--- Task ---
Every line must be returned precisely as it is written.

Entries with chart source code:
## Start

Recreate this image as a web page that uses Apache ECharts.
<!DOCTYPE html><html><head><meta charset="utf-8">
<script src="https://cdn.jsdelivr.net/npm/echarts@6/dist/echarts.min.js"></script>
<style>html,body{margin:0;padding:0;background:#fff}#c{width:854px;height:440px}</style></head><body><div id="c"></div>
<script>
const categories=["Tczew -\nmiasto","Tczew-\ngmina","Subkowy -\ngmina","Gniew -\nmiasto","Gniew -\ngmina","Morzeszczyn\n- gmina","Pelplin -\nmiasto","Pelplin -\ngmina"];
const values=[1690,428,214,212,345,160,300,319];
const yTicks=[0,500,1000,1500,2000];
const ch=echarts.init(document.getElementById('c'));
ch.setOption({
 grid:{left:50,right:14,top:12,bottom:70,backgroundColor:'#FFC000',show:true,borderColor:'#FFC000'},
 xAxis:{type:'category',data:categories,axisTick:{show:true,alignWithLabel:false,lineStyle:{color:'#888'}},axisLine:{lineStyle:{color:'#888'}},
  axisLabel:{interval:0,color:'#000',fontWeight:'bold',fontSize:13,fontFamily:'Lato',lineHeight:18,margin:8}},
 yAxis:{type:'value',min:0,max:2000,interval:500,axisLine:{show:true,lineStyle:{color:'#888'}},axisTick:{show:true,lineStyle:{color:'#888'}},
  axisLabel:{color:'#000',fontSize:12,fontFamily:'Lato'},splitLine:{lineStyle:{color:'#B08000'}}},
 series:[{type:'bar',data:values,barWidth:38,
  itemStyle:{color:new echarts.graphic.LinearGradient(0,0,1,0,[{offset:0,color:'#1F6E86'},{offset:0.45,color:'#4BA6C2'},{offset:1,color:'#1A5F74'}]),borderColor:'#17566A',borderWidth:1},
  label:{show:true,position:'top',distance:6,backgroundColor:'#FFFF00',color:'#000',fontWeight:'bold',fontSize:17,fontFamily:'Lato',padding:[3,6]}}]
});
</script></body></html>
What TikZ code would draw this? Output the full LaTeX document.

## End

--- Output below ---
Recreate this image as a web page that uses Apache ECharts.
<!DOCTYPE html><html><head><meta charset="utf-8">
<script src="https://cdn.jsdelivr.net/npm/echarts@6/dist/echarts.min.js"></script>
<style>html,body{margin:0;padding:0;background:#fff}#c{width:854px;height:440px}</style></head><body><div id="c"></div>
<script>
const categories=["Tczew -\nmiasto","Tczew-\ngmina","Subkowy -\ngmina","Gniew -\nmiasto","Gniew -\ngmina","Morzeszczyn\n- gmina","Pelplin -\nmiasto","Pelplin -\ngmina"];
const values=[1690,428,214,212,345,160,300,319];
const yTicks=[0,500,1000,1500,2000];
const ch=echarts.init(document.getElementById('c'));
ch.setOption({
 grid:{left:50,right:14,top:12,bottom:70,backgroundColor:'#FFC000',show:true,borderColor:'#FFC000'},
 xAxis:{type:'category',data:categories,axisTick:{show:true,alignWithLabel:false,lineStyle:{color:'#888'}},axisLine:{lineStyle:{color:'#888'}},
  axisLabel:{interval:0,color:'#000',fontWeight:'bold',fontSize:13,fontFamily:'Lato',lineHeight:18,margin:8}},
 yAxis:{type:'value',min:0,max:2000,interval:500,axisLine:{show:true,lineStyle:{color:'#888'}},axisTick:{show:true,lineStyle:{color:'#888'}},
  axisLabel:{color:'#000',fontSize:12,fontFamily:'Lato'},splitLine:{lineStyle:{color:'#B08000'}}},
 series:[{type:'bar',data:values,barWidth:38,
  itemStyle:{color:new echarts.graphic.LinearGradient(0,0,1,0,[{offset:0,color:'#1F6E86'},{offset:0.45,color:'#4BA6C2'},{offset:1,color:'#1A5F74'}]),borderColor:'#17566A',borderWidth:1},
  label:{show:true,position:'top',distance:6,backgroundColor:'#FFFF00',color:'#000',fontWeight:'bold',fontSize:17,fontFamily:'Lato',padding:[3,6]}}]
});
</script></body></html>
What TikZ code would draw this? Output the full LaTeX document.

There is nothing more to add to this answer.